Thank you very much.

This is what I tried:

$ sudo docker exec ed01cfc74801 pg_dump -U tryton -O tryton >Sikop28.04.20.sql
pg_dump: error: connection to database “tryton” failed: FATAL: role “tryton” does not exist

I tried with running or not-running tryton and tryton-postgres - does not matter…

Sorry, my mistake, if you followed the docker install instructions then it should be -U postgres and not -U tryton.

Another thing, you also might want to specify -c or --clean as one of the options when running pg_dump as well.

I seem to make a mistake.
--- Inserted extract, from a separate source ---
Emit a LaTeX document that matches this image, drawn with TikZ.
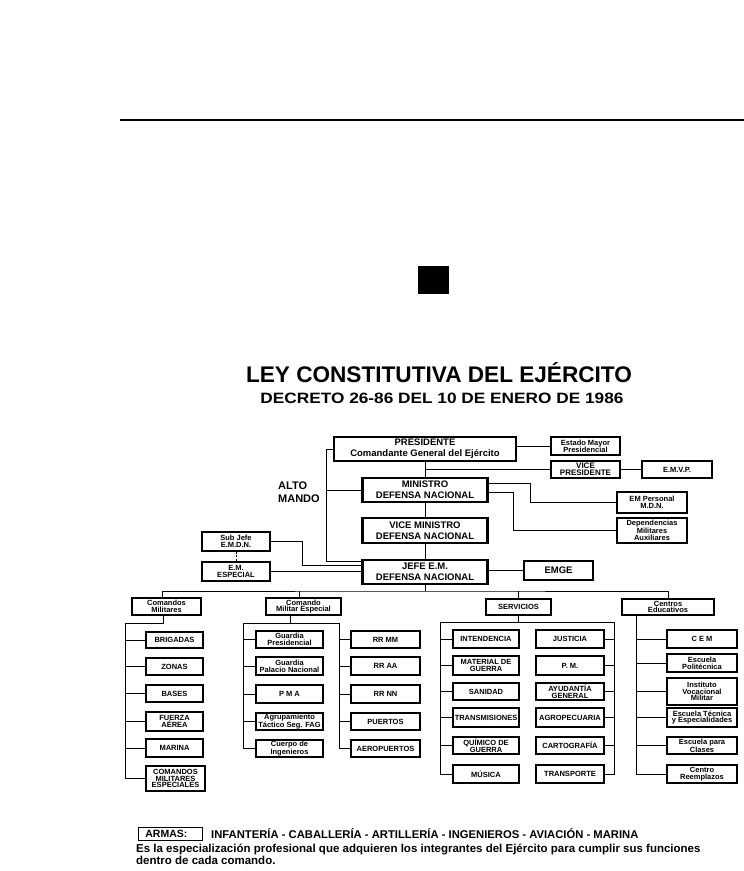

That’s what I tried:

From a running tryton, I logged out.

$ sudo docker ps
18ccc2fcd7db tryton/tryton “/ uwsg…” 4 hours ago Up 41 seconds>8000/tcp tryton
ed01cfc74801 postgres “docker-entrypoint.s…” 4 hours ago Up 7 minutes 5432/tcp tryton-postgres
$ sudo docker stop tryton
$ sudo docker exec ed01cfc74801 pg_dump -U postgres -O postgres >Sikop28.04.20.sql
$ sudo docker start tryton

log into tryton, changed a bit: created a bogus article
logged out tryton

$ sudo docker stop tryton
$ sudo docker exec ed01cfc74801 psql -U postgres -d tryton <Sikop28.04.20.sql
$ sudo docker start tryton

logged into tryton, expected my bogus article inexistant - but it was not.

What’s my mistake?

This line:

sudo docker exec ed01cfc74801 pg_dump -U postgres -O postgres >Sikop28.04.20.sql

Needs the -c flag mentioned above (plus the -C flag to be safe), and the correct database name, so should be this (I think):

sudo docker exec ed01cfc74801 pg_dump -C -c -U postgres -O tryton >Sikop28.04.20.sql

And this line:

sudo docker exec ed01cfc74801 psql -U postgres -d tryton <Sikop28.04.20.sql

Needs an additional -i flag that I missed (sorry!):

sudo docker exec -i ed01cfc74801 psql -U postgres -d tryton <Sikop28.04.20.sql

No reason to be sorry - good to see that experts make mistakes as well…

When playing back a backup, I get a heep of error messages:

The database seems to be the same as before.
My fault?

These are not error messages, they are just a list of all the things that are getting restored to the database.

If you have a look in the backup file, there should be a line near the top that says something like DROP DATABASE tryton;. If the backup file contains this (which it should do if you ran the pg_dump command with the -C flag) then you can be pretty sure that any changes that you made to the database will have been removed.

So, make sure the tryton server is restarted (which it will be if you do the commands you listed before), and the client as it may be caching some of the data. To restart the web client use the reload button in the toolbar of your browser.

Good morning.
Sorry, still in trouble… ):

Today, I did an entry to “parties” and tried to save the database:

$ sudo docker stop tryton
$ sudo docker ps
ed01cfc74801 postgres “docker-entrypoint.s…” 19 hours ago Up 25 minutes 5432/tcp tryton-postgres
$ sudo docker exec ed01cfc74801 pg_dump -U postgres -O postgres >29.4.20.sql

And I got a tiny database dump, hardly containing anything:

Seems to be a bit away from the final goal…

Seems you miss to add dbname “tryton” ?
… pg_dump -d tryton …

I tried again with this line:

and it worked, I could find my input changes in the dump. Probabely my copy/paste error.